• [What the exercise asks]:
Everything from the first line of the data through the line with "PW, PH = W - ML - MR, H - MT - MB" is to be echoed exactly, minus the pictures.

• [Records for this task]:
<<<<
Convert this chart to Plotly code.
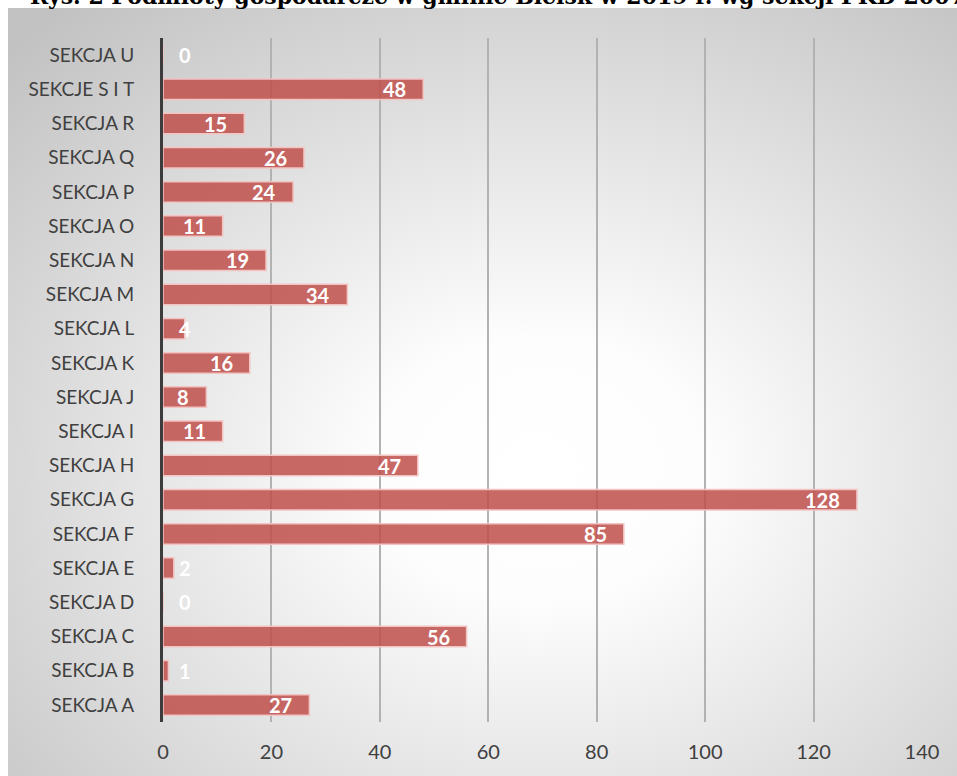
import base64
import plotly.graph_objects as go

categories = ["SEKCJA A", "SEKCJA B", "SEKCJA C", "SEKCJA D", "SEKCJA E", "SEKCJA F",
              "SEKCJA G", "SEKCJA H", "SEKCJA I", "SEKCJA J", "SEKCJA K", "SEKCJA L",
              "SEKCJA M", "SEKCJA N", "SEKCJA O", "SEKCJA P", "SEKCJA Q", "SEKCJA R",
              "SEKCJE S I T", "SEKCJA U"]
values = [27, 1, 56, 0, 2, 85, 128, 47, 11, 8, 16, 4, 34, 19, 11, 24, 26, 15, 48, 0]
x_ticks = [0, 20, 40, 60, 80, 100, 120, 140]
title_text = "Rys. 2 Podmioty gospodarcze w gminie Bielsk w 2019 r. wg sekcji PKD 2007"

W, H = 957, 776
ML, MR, MT, MB = 163, 35, 38, 54
PW, PH = W - ML - MR, H - MT - MB

svg = ('<svg xmlns="http://www.w3.org/2000/svg" width="949" height="768" viewBox="0 0 949 768">'
       '<defs><radialGradient id="g" cx="0.56" cy="0.6" r="0.78">'
       '<stop offset="0" stop-color="#ffffff"/><stop offset="0.22" stop-color="#fdfdfd"/>'
       '<stop offset="1" stop-color="#c2c2c2"/></radialGradient></defs>'
       '<rect width="949" height="768" fill="url(#g)"/></svg>')
src = "data:image/svg+xml;base64," + base64.b64encode(svg.encode()).decode()

def px_to_paper_x(px):
    return (px - ML) / PW

def px_to_paper_y(py):
    return (H - MB - py) / PH

fig = go.Figure()
fig.add_trace(go.Bar(
    x=values, y=categories, orientation="h",
    marker=dict(color="rgba(192,80,77,0.86)", line=dict(color="rgba(242,196,194,1)", width=1.5)),
    hoverinfo="x+y",
))

annotations = []
for c, v in zip(categories, values):
    if v < 5:
        annotations.append(dict(x=0, y=c, xref="x", yref="y", text=str(v), showarrow=False,
                                xanchor="left", xshift=14, yshift=0,
                                font=dict(family="Lato", size=20, color="white", weight="bold")))
    else:
        annotations.append(dict(x=v, y=c, xref="x", yref="y", text=str(v), showarrow=False,
                                xanchor="right", xshift=-15, yshift=0,
                                font=dict(family="Lato", size=20, color="white", weight="bold")))

annotations.append(dict(x=px_to_paper_x(28), y=px_to_paper_y(11), xref="paper", yref="paper",
                        text="<b>" + title_text + "</b>", showarrow=False,
                        xanchor="left", yanchor="bottom",
                        font=dict(family="DejaVu Serif", size=22, color="black")))

fig.update_layout(
    width=W, height=H,
    margin=dict(l=ML, r=MR, t=MT, b=MB, pad=0),
    paper_bgcolor="white", plot_bgcolor="rgba(0,0,0,0)",
    bargap=0.4, showlegend=False,
    annotations=annotations,
    images=[dict(source=src, xref="paper", yref="paper",
                 x=px_to_paper_x(8), y=px_to_paper_y(8),
                 sizex=(W - 8) / PW, sizey=(H - 8) / PH,
                 sizing="stretch", layer="below", xanchor="left", yanchor="top")],
    xaxis=dict(range=[0, 140], tickvals=x_ticks, showgrid=True, gridcolor="#b2b2b2", gridwidth=1.5,
               zeroline=False, showline=False, ticks="", ticklabelstandoff=16,
               tickfont=dict(family="Lato", size=20, color="#404040"), fixedrange=True),
    yaxis=dict(type="category", categoryorder="array", categoryarray=categories,
               range=[-0.5, len(categories) - 0.5], showgrid=False, zeroline=False,
               showline=True, linecolor="#3c3c3c", linewidth=3, ticks="", ticklabelstandoff=22,
               tickfont=dict(family="Lato", size=19, color="#404040"), fixedrange=True),
)

fig.write_html("out.html", config={"displayModeBar": False},
               post_script="document.body.style.margin='0';document.body.style.overflow='hidden';")
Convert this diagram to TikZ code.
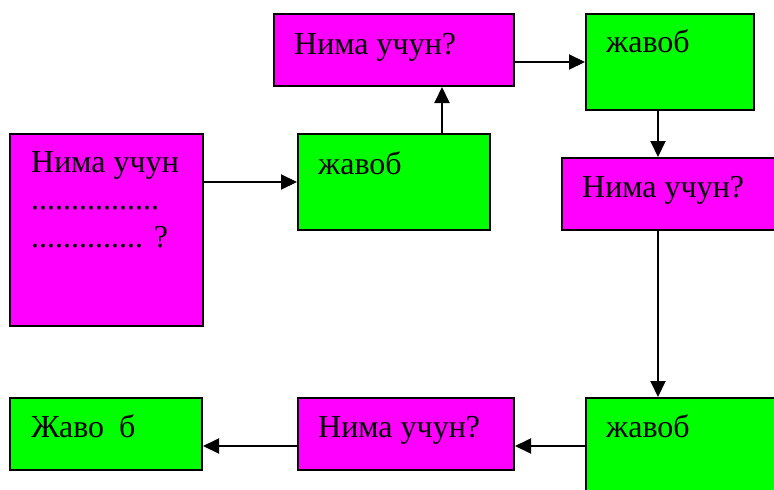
>>>>
• [The solution]:
Convert this chart to Plotly code.
import base64
import plotly.graph_objects as go

categories = ["SEKCJA A", "SEKCJA B", "SEKCJA C", "SEKCJA D", "SEKCJA E", "SEKCJA F",
              "SEKCJA G", "SEKCJA H", "SEKCJA I", "SEKCJA J", "SEKCJA K", "SEKCJA L",
              "SEKCJA M", "SEKCJA N", "SEKCJA O", "SEKCJA P", "SEKCJA Q", "SEKCJA R",
              "SEKCJE S I T", "SEKCJA U"]
values = [27, 1, 56, 0, 2, 85, 128, 47, 11, 8, 16, 4, 34, 19, 11, 24, 26, 15, 48, 0]
x_ticks = [0, 20, 40, 60, 80, 100, 120, 140]
title_text = "Rys. 2 Podmioty gospodarcze w gminie Bielsk w 2019 r. wg sekcji PKD 2007"

W, H = 957, 776
ML, MR, MT, MB = 163, 35, 38, 54
PW, PH = W - ML - MR, H - MT - MB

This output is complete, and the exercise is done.